Considering that almost all the quantities which we treat in physical and social science are approximate only, it seems desirable that attention should be paid in the teaching of arithmetic to the correct interpretation and treatment of approximate numerical statements. We seem to need notation for expressing the approximateness or exactness of decimal numbers. The fraction ·025 may mean either precisely one 40th part, or it may mean anything between ·0245 and ·0255. I propose that when a decimal fraction is completely and exactly given, a small cipher or circle should be added to indicate that there is nothing more to come, as in ·025◦. When the first figure of the decimals rejected is 5 or more, the first figure retained should be raised by a unit, according to a rule approved by De Morgan, and now generally recognised. To indicate that the fraction thus retained is more than the truth, a point has been placed over the last figure in some tables of logarithms; but a similar point is used to denote the period of a repeating decimal, and I should therefore propose to employ a colon after the figure; thus ·025: would mean that the true quantity lies between ·0245° and ·025° inclusive of the lower but not the higher limit. When the fraction is less than the truth, two dots might be placed horizontally as in 025.. which would mean anything between ·025° and ·0255° not inclusive.

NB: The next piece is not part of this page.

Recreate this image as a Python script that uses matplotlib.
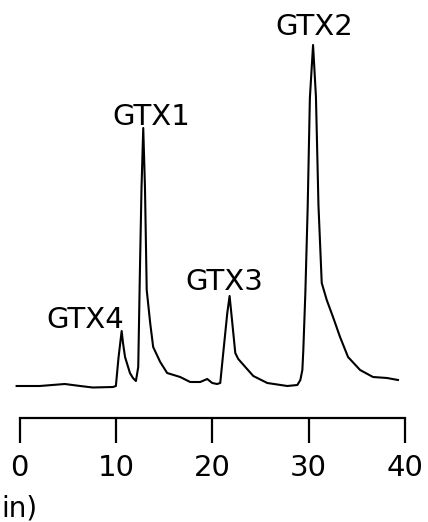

When approximate numbers are added, subtracted, multiplied, or divided, it becomes a matter of some complexity to determine the degree of accuracy of the result. There are few persons who could assert off-hand that the sum of the approximate numbers 34·70, 52·693, 80·1, is 167·5 within less than ·07. Mr. Sandeman has traced out the rules of approximate arithmetic in a very thorough manner, and his directions are worthy of careful attention.394 The third part of Sonnenschein and Nesbitt’s excellent book on arithmetic395 describes fully all kinds of approximate calculations, and shows both how to avoid needless labour and how to take proper account of inaccuracy in operating with approximate decimal fractions. A simple investigation of the subject is to be found in Sonnet’s Algèbre Elémentaire (Paris, 1848) chap. xiv., “Des Approximations Absolues et Relatives.” There is also an American work on the subject.396
Although the accuracy of measurement has so much advanced since the time of Leslie, it is not superfluous to repeat his protest against the unfairness of affecting by a display of decimal fractions a greater degree of accuracy than the nature of the case requires and admits.397 I have known a scientific man to register the barometer to a second of time when the nearest quarter of an hour would have been amply sufficient. Chemists often publish results of analysis to the ten-thousandth or even the millionth part of the whole, when in all probability the processes employed cannot be depended on beyond the hundredth part. It is seldom desirable to give more than one place of figures of uncertain amount; but it must be allowed that a nice perception of the degree of accuracy possible and desirable is requisite to save misapprehension and needless computation on the one hand, and to secure all attainable exactness on the other hand.